UCLA was picked as one of the favorites to win the 2020 Women’s College World Series coming into the season after having won it all in 2019, and nonconference play gave indications that the Bruins would return to Oklahoma City for a chance to go back-to-back.
After starting the season with 15 straight wins, UCLA rose to the No. 1 spot in the national polls within the first few weeks. The Bruins held an NCAA-best record of 25-1 at the time of the cancellation announcement, which came the night before UCLA was set to start conference play.
“When it first happened, me and (senior outfielder) Jacqui Prober were just sitting on the couch, and we heard about all these things getting canceled, and so we were just sitting there waiting for the call. And then we finally heard the news on Twitter, and I think I laughed, because I didn’t believe it,” said redshirt junior outfielder Aaliyah Jordan. “It wasn’t until we had our team meeting later, where it really just hit me like, ‘Dang, I’m not going to be able to play this season.'”
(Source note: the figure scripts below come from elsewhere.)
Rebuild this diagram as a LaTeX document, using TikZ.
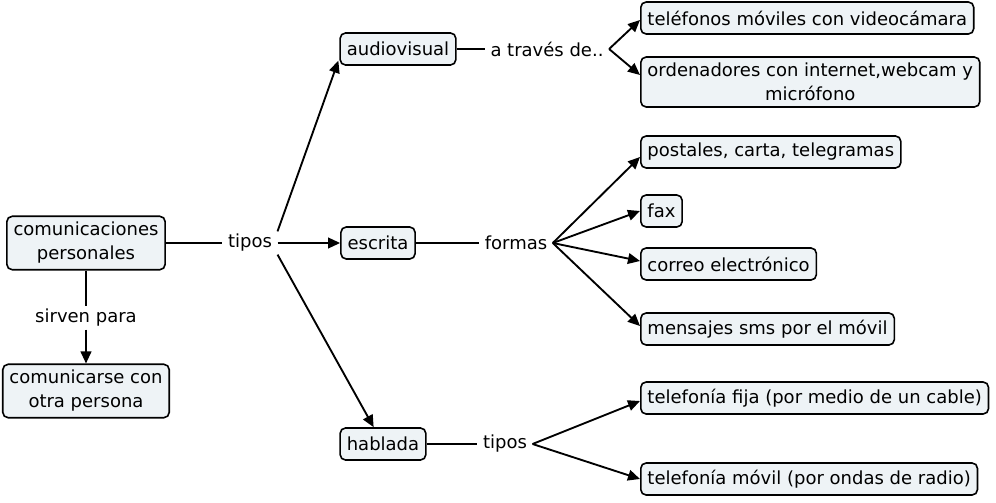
\documentclass[tikz,border=0pt]{standalone}
\usepackage{fontspec}
\setmainfont{DejaVu Sans}
\usetikzlibrary{arrows.meta,calc}
\definecolor{boxfill}{RGB}{238,243,246}
\begin{document}
\begin{tikzpicture}[x=0.75pt,y=-0.75pt,
  concept/.style={draw=black, line width=1.2pt, rounded corners=4pt, fill=boxfill,
    font=\fontsize{13.5}{18}\selectfont, align=center, inner xsep=5pt, inner ysep=4.5pt, minimum height=24pt},
  linklabel/.style={font=\fontsize{13.5}{18}\selectfont, inner xsep=4pt, inner ysep=2pt, fill=white},
  conn/.style={line width=1.4pt},
  arr/.style={line width=1.4pt, -{Triangle[length=9pt,width=8pt]}}]
\useasboundingbox (0,0) rectangle (996,503);
% concepts
\node[concept] (cp) at (86,243) {comunicaciones\\personales};
\node[concept] (co) at (86,391) {comunicarse con\\otra persona};
\node[concept] (av) at (398,49) {audiovisual};
\node[concept] (es) at (378,243) {escrita};
\node[concept] (ha) at (383,444) {hablada};
\node[concept,anchor=west] (tm) at (640,18) {teléfonos móviles con videocámara};
\node[concept,anchor=west] (or) at (640,82) {ordenadores con internet,webcam y\\micrófono};
\node[concept,anchor=west] (po) at (640,152) {postales, carta, telegramas};
\node[concept,anchor=west] (fa) at (640,211) {fax};
\node[concept,anchor=west] (ce) at (640,264) {correo electrónico};
\node[concept,anchor=west] (ms) at (640,329) {mensajes sms por el móvil};
\node[concept,anchor=west] (tf) at (640,398) {telefonía fija (por medio de un cable)};
\node[concept,anchor=west] (tv) at (640,479) {telefonía móvil (por ondas de radio)};
% link labels
\node[linklabel] (l1) at (250,243) {tipos};
\node[linklabel] (l2) at (86,318) {sirven para};
\node[linklabel] (l3) at (547,49) {a través de..};
\node[linklabel] (l4) at (516,243) {formas};
\node[linklabel] (l5) at (505,444) {tipos};
% connectors
\draw[conn] (cp) -- (l1);
\draw[arr] (l1.north east) -- ($(av.south west)+(-1,-5)$);
\draw[arr] (l1) -- (es);
\draw[arr] (l1.south east) -- (ha);
\draw[conn] (cp) -- (l2);
\draw[arr] (l2) -- (co);
\draw[conn] (av) -- (l3);
\draw[arr] (l3.east) -- ($(tm.west)+(0,2)$);
\draw[arr] (l3.east) -- ($(or.west)+(0,-7)$);
\draw[conn] (es) -- (l4);
\draw[arr] (l4.east) -- ($(po.west)+(0,5)$);
\draw[arr] (l4.east) -- (fa.west);
\draw[arr] (l4.east) -- ($(ce.west)+(0,-3)$);
\draw[arr] (l4.east) -- ($(ms.west)+(0,-3)$);
\draw[conn] (ha) -- (l5);
\draw[arr] (l5.east) -- ($(tf.west)+(0,3)$);
\draw[arr] (l5.east) -- (tv.west);
\end{tikzpicture}
\end{document}
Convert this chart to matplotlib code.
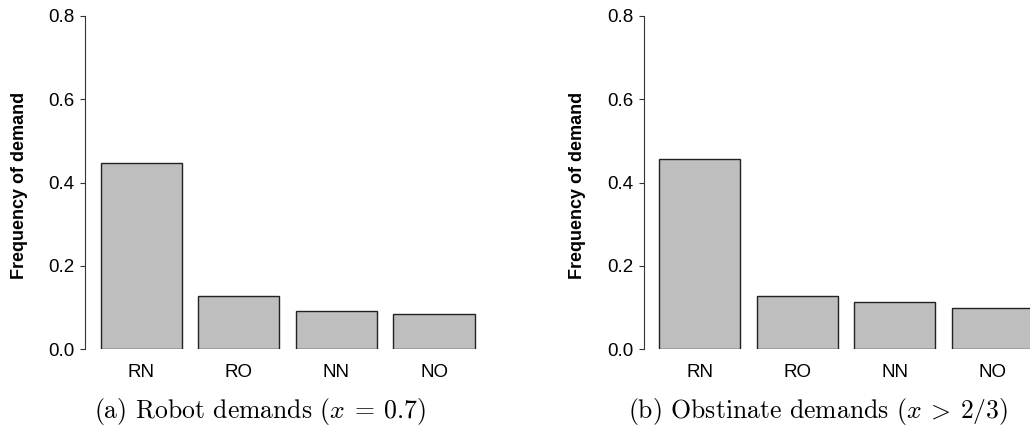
import matplotlib
matplotlib.use("Agg")
import matplotlib.pyplot as plt

categories = ["RN", "RO", "NN", "NO"]
robot_freq = [0.447, 0.127, 0.091, 0.085]
obstinate_freq = [0.456, 0.127, 0.113, 0.098]
yticks = [0.0, 0.2, 0.4, 0.6, 0.8]
captions = [r"(a) Robot demands ($x\:=\:0.7$)", r"(b) Obstinate demands ($x\:>\:2/3$)"]

plt.rcParams["font.family"] = ["Liberation Sans", "DejaVu Sans"]
plt.rcParams["mathtext.fontset"] = "cm"

W, H = 1030, 428
fig = plt.figure(figsize=(W / 100, H / 100), dpi=100)

# bar positions like R's barplot (width 1, space 0.2)
pos = [0.2 + 1.2 * i + 0.5 for i in range(len(categories))]

panels = [(85.3, robot_freq, 260), (643.7, obstinate_freq, 818)]
for (left_px, values, cap_x), cap in zip(panels, captions):
    ax = fig.add_axes([left_px / W, (H - 349) / H, 404 / W, (349 - 16) / H])
    ax.bar(pos, values, width=1.0, color="#bebebe", edgecolor="#222222", linewidth=1.0)
    ax.set_xlim(0.012, 4.98)
    ax.set_ylim(0, 0.8)
    for s in ["top", "right", "bottom"]:
        ax.spines[s].set_visible(False)
    ax.spines["left"].set_color("#333333")
    ax.spines["left"].set_bounds(0, 0.8)
    ax.set_yticks(yticks)
    ax.set_yticklabels(["%.1f" % t for t in yticks])
    ax.set_xticks(pos)
    ax.set_xticklabels(categories)
    ax.tick_params(axis="x", length=0, pad=10.5, labelsize=13.5)
    ax.tick_params(axis="y", length=3.6, width=0.8, color="#333333", pad=4, labelsize=13.5)
    ax.set_ylabel("Frequency of demand", fontweight="bold", fontsize=13)
    ax.yaxis.set_label_coords(-0.142, 0.49)
    fig.text(cap_x / W, 1 - 411.7 / H, cap, ha="center", va="center",
             fontsize=18.5, family="cmr10")

fig.savefig("out.png", dpi=100)
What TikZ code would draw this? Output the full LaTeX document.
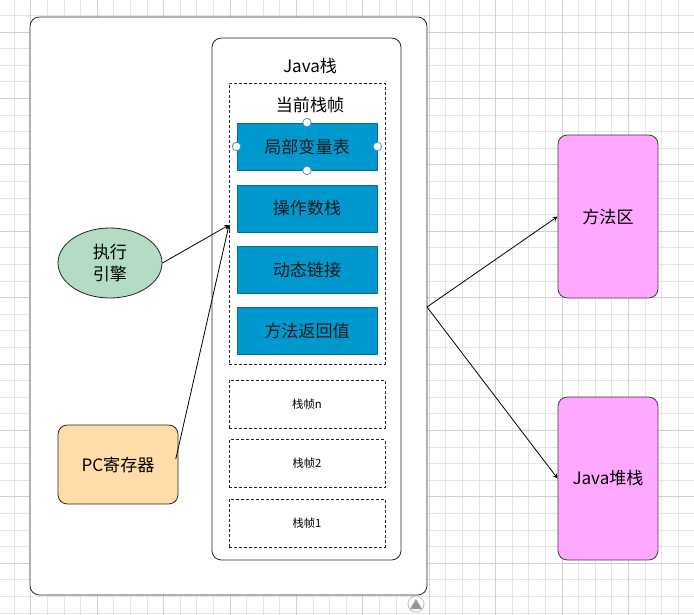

In addition to having to cut the season short without a chance at the national championship, UCLA’s two players set to graduate, Prober and graduate catcher/utility Jenavee Peres, will now also have to make a hard decision of whether they will be able to take advantage of the extra year of eligibility afforded by the NCAA to spring sport athletes, or move on from the sport as planned.
“We’re still not sure. (Peres) is in grad school, so her plan had been to come back and be able to have that year to play (this season), and (Prober) was planning to graduate, so she’s also someone who figuring out what her future is. As far as us wanting both of them back, we do,” Inouye-Perez said. “Everyone’s in this state of unknown, … but I just want what’s best for the athletes (and) as soon as they’re presented with all of the facts, that will allow them to make the best decision for themselves.”
Despite all of the uncertainty still in the air for the Bruins, freshman utility Maya Brady said in the meantime the team is just trying to adjust to the new normal, waiting to get clarity on what the future holds for UCLA softball.
“It was initially a shock obviously, it didn’t really hit that the season was truly over until we had a final meeting,” Brady said. “Obviously we’re devastated, but this is bigger than softball.”